| TASK BRIEF |
Take the lines from the beginning of the material through the line containing "Central Dosadora de" and retype them exactly, leaving the pictures out.
+++
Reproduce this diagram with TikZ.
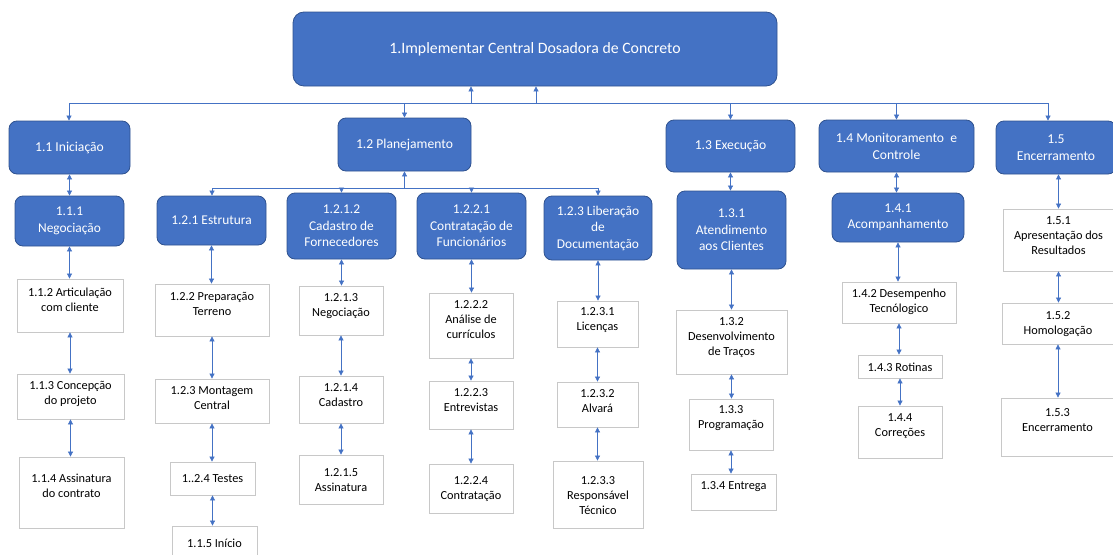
\documentclass[tikz,border=0pt]{standalone}
\usepackage{fontspec}
\setmainfont{Carlito}
\usetikzlibrary{arrows.meta,fit}
\definecolor{bluefill}{RGB}{68,114,196}
\definecolor{blueedge}{RGB}{47,82,143}
\definecolor{arrowc}{RGB}{68,114,196}
\definecolor{grayedge}{RGB}{200,200,200}
\newcommand\whitebox[7]{%
  \node[wbox, fit={(#2,#3) (#4,#5)}] (#1) {};
  \node[wtxt] (#1-t) at ({(#2+#4)/2},#6) {#7};
}
\newcommand\bluebox[7][lvltwo]{%
  \pgfmathsetmacro\bw{#5-#3}%
  \pgfmathsetmacro\bh{#6-#4}%
  \node[#1, minimum width=\bw pt, minimum height=\bh pt] (#2) at ({(#3+#5)/2},{(#4+#6)/2}) {#7};
}
\begin{document}
\begin{tikzpicture}[x=1pt,y=-1pt,
  rootbox/.style={draw=blueedge, fill=bluefill, rounded corners=11pt, line width=0.8pt, inner sep=0pt, text=white, align=center, font=\fontsize{15.8}{19}\selectfont},
  lvlone/.style={draw=blueedge, fill=bluefill, rounded corners=8pt, line width=0.8pt, inner sep=0pt, text=white, align=center, font=\fontsize{13.6}{17}\selectfont},
  lvltwo/.style={draw=blueedge, fill=bluefill, rounded corners=8pt, line width=0.8pt, inner sep=0pt, text=white, align=center, font=\fontsize{13.4}{16.5}\selectfont},
  wbox/.style={draw=grayedge, fill=white, line width=0.8pt, inner sep=0pt},
  wtxt/.style={inner sep=0pt, align=center, text=black, font=\fontsize{12.3}{15}\selectfont},
  conn/.style={draw=arrowc, line width=0.7pt},
  arr/.style={conn, -{Triangle[length=5pt,width=5pt]}},
  dbl/.style={conn, {Triangle[length=5pt,width=5pt]}-{Triangle[length=5pt,width=5pt]}}
]
\useasboundingbox (0,0) rectangle (1113,554);

% root
\bluebox[rootbox]{root}{293}{12}{777}{86}{1.Implementar Central Dosadora de Concreto}

% level 1
\bluebox[lvlone]{n11}{9}{121}{130}{174}{1.1 Iniciação}
\bluebox[lvlone]{n12}{338}{118}{471}{171}{1.2 Planejamento}
\bluebox[lvlone]{n13}{666}{120}{795}{172}{1.3 Execução}
\bluebox[lvlone]{n14}{819}{120}{974}{172}{1.4 Monitoramento\ \ e\\Controle}
\bluebox[lvlone]{n15}{996}{121}{1116}{174}{1.5\\Encerramento}

% level 2
\bluebox{n111}{15}{196}{124}{246}{1.1.1\\Negociação}
\bluebox{n121}{157}{196}{266}{245}{1.2.1 Estrutura}
\bluebox{n1212}{287}{193}{396}{259}{1.2.1.2\\Cadastro de\\Fornecedores}
\bluebox{n1221}{417}{193}{526}{259}{1.2.2.1\\Contratação de\\Funcionários}
\bluebox{n123}{544}{196}{652}{260}{1.2.3 Liberação\\de\\Documentação}
\bluebox{n131}{677}{191}{786}{269}{1.3.1\\Atendimento\\aos Clientes}
\bluebox{n141}{832}{193}{964}{242}{1.4.1\\Acompanhamento}

% white boxes
\whitebox{n112}{17}{279}{123}{332}{299.5}{1.1.2 Articulação\\com cliente}
\whitebox{n113}{17}{374}{124}{419}{393.5}{1.1.3 Concepção\\do projeto}
\whitebox{n114}{19}{457}{124}{528}{485.5}{1.1.4 Assinatura\\do contrato}
\whitebox{n122}{155}{284}{269}{336}{304}{1.2.2 Preparação\\Terreno}
\whitebox{n123m}{155}{379}{269}{423}{398.5}{1.2.3 Montagem\\Central}
\whitebox{n124}{170}{462}{255}{495}{479}{1..2.4 Testes}
\whitebox{n115}{172}{526}{257}{562}{543}{1.1.5 Início}
\whitebox{n1213}{299}{286}{383}{335}{306}{1.2.1.3\\Negociação}
\whitebox{n1214}{299}{376}{383}{423}{395.5}{1.2.1.4\\Cadastro}
\whitebox{n1215}{299}{455}{383}{504}{480.5}{1.2.1.5\\Assinatura}
\whitebox{n1222}{429}{293}{513}{358}{320}{1.2.2.2\\Análise de\\currículos}
\whitebox{n1223}{429}{381}{513}{429}{400.5}{1.2.2.3\\Entrevistas}
\whitebox{n1224}{429}{464}{513}{513}{489.5}{1.2.2.4\\Contratação}
\whitebox{n1231}{557}{301}{638}{347}{320.5}{1.2.3.1\\Licenças}
\whitebox{n1232}{557}{382}{638}{427}{401.5}{1.2.3.2\\Alvará}
\whitebox{n1233}{553}{461}{643}{528}{496}{1.2.3.3\\Responsável\\Técnico}
\whitebox{n132}{676}{310}{787}{374}{338}{1.3.2\\Desenvolvimento\\de Traços}
\whitebox{n133}{689}{399}{773}{450}{418.5}{1.3.3\\Programação}
\whitebox{n134}{691}{474}{776}{510}{487}{1.3.4 Entrega}
\whitebox{n142}{842}{282}{956}{323}{301.5}{1.4.2 Desempenho\\Tecnólogico}
\whitebox{n143}{858}{355}{942}{378}{367}{1.4.3 Rotinas}
\whitebox{n144}{858}{406}{942}{458}{426.5}{1.4.4\\Correções}
\whitebox{n151}{1003}{209}{1114}{271}{236}{1.5.1\\Apresentação dos\\Resultados}
\whitebox{n152}{1002}{303}{1114}{344}{324.5}{1.5.2\\Homologação}
\whitebox{n153}{1001}{398}{1114}{456}{420.5}{1.5.3\\Encerramento}

% top bus
\coordinate (busL) at (69,103);
\coordinate (busR) at (1048,103);
\coordinate (up1) at (471,103);
\coordinate (up2) at (536,103);
\draw[conn] (busL) -- (busR);
\draw[arr] (up1) -- (up1 |- root.south);
\draw[arr] (up2) -- (up2 |- root.south);
\draw[arr] (busL) -- (busL |- n11.north);
\draw[arr] (n12.north |- busL) -- (n12.north);
\draw[arr] (n13.north |- busL) -- (n13.north);
\draw[arr] (n14.north |- busL) -- (n14.north);
\draw[arr] (busR) -- (busR |- n15.north);

% planejamento bus
\coordinate (pbL) at (212,188);
\coordinate (pbR) at (598,188);
\draw[conn] (pbL) -- (pbR);
\draw[arr] (n12.south |- pbL) -- (n12.south);
\draw[arr] (pbL) -- (pbL |- n121.north);
\draw[arr] (n1212.north |- pbL) -- (n1212.north);
\draw[arr] (n1221.north |- pbL) -- (n1221.north);
\draw[arr] (pbR) -- (pbR |- n123.north);

% vertical chains
\draw[dbl] (n111.north |- n11.south) -- (n111.north);
\draw[dbl] (n111.south) -- (n111.south |- n112.north);
\draw[dbl] (n112.south) -- (n112.south |- n113.north);
\draw[dbl] (n113.south) -- (n113.south |- n114.north);

\draw[dbl] (n121.south) -- (n121.south |- n122.north);
\draw[dbl] (n122.south) -- (n122.south |- n123m.north);
\draw[dbl] (n123m.south) -- (n123m.south |- n124.north);
\draw[dbl] (n124.south) -- (n124.south |- n115.north);

\draw[dbl] (n1212.south) -- (n1212.south |- n1213.north);
\draw[dbl] (n1213.south) -- (n1213.south |- n1214.north);
\draw[dbl] (n1214.south) -- (n1214.south |- n1215.north);

\draw[dbl] (n1221.south) -- (n1221.south |- n1222.north);
\draw[dbl] (n1222.south) -- (n1222.south |- n1223.north);
\draw[dbl] (n1223.south) -- (n1223.south |- n1224.north);

\draw[dbl] (n123.south) -- (n123.south |- n1231.north);
\draw[dbl] (n1231.south) -- (n1231.south |- n1232.north);
\draw[dbl] (n1232.south) -- (n1232.south |- n1233.north);

\draw[dbl] (n13.south) -- (n13.south |- n131.north);
\draw[dbl] (n131.south) -- (n131.south |- n132.north);
\draw[dbl] (n132.south) -- (n132.south |- n133.north);
\draw[dbl] (n133.south) -- (n133.south |- n134.north);

\draw[dbl] (n14.south) -- (n14.south |- n141.north);
\draw[dbl] (n141.south) -- (n141.south |- n142.north);
\draw[dbl] (n142.south) -- (n142.south |- n143.north);
\draw[dbl] (n143.south) -- (n143.south |- n144.north);

\draw[dbl] (n151.north |- n15.south) -- (n151.north);
\draw[dbl] (n151.south) -- (n151.south |- n152.north);
\draw[dbl] (n152.south) -- (n152.south |- n153.north);
\end{tikzpicture}
\end{document}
+++
| EXERCISE ANSWER |
Reproduce this diagram with TikZ.
\documentclass[tikz,border=0pt]{standalone}
\usepackage{fontspec}
\setmainfont{Carlito}
\usetikzlibrary{arrows.meta,fit}
\definecolor{bluefill}{RGB}{68,114,196}
\definecolor{blueedge}{RGB}{47,82,143}
\definecolor{arrowc}{RGB}{68,114,196}
\definecolor{grayedge}{RGB}{200,200,200}
\newcommand\whitebox[7]{%
  \node[wbox, fit={(#2,#3) (#4,#5)}] (#1) {};
  \node[wtxt] (#1-t) at ({(#2+#4)/2},#6) {#7};
}
\newcommand\bluebox[7][lvltwo]{%
  \pgfmathsetmacro\bw{#5-#3}%
  \pgfmathsetmacro\bh{#6-#4}%
  \node[#1, minimum width=\bw pt, minimum height=\bh pt] (#2) at ({(#3+#5)/2},{(#4+#6)/2}) {#7};
}
\begin{document}
\begin{tikzpicture}[x=1pt,y=-1pt,
  rootbox/.style={draw=blueedge, fill=bluefill, rounded corners=11pt, line width=0.8pt, inner sep=0pt, text=white, align=center, font=\fontsize{15.8}{19}\selectfont},
  lvlone/.style={draw=blueedge, fill=bluefill, rounded corners=8pt, line width=0.8pt, inner sep=0pt, text=white, align=center, font=\fontsize{13.6}{17}\selectfont},
  lvltwo/.style={draw=blueedge, fill=bluefill, rounded corners=8pt, line width=0.8pt, inner sep=0pt, text=white, align=center, font=\fontsize{13.4}{16.5}\selectfont},
  wbox/.style={draw=grayedge, fill=white, line width=0.8pt, inner sep=0pt},
  wtxt/.style={inner sep=0pt, align=center, text=black, font=\fontsize{12.3}{15}\selectfont},
  conn/.style={draw=arrowc, line width=0.7pt},
  arr/.style={conn, -{Triangle[length=5pt,width=5pt]}},
  dbl/.style={conn, {Triangle[length=5pt,width=5pt]}-{Triangle[length=5pt,width=5pt]}}
]
\useasboundingbox (0,0) rectangle (1113,554);

% root
\bluebox[rootbox]{root}{293}{12}{777}{86}{1.Implementar Central Dosadora de Concreto}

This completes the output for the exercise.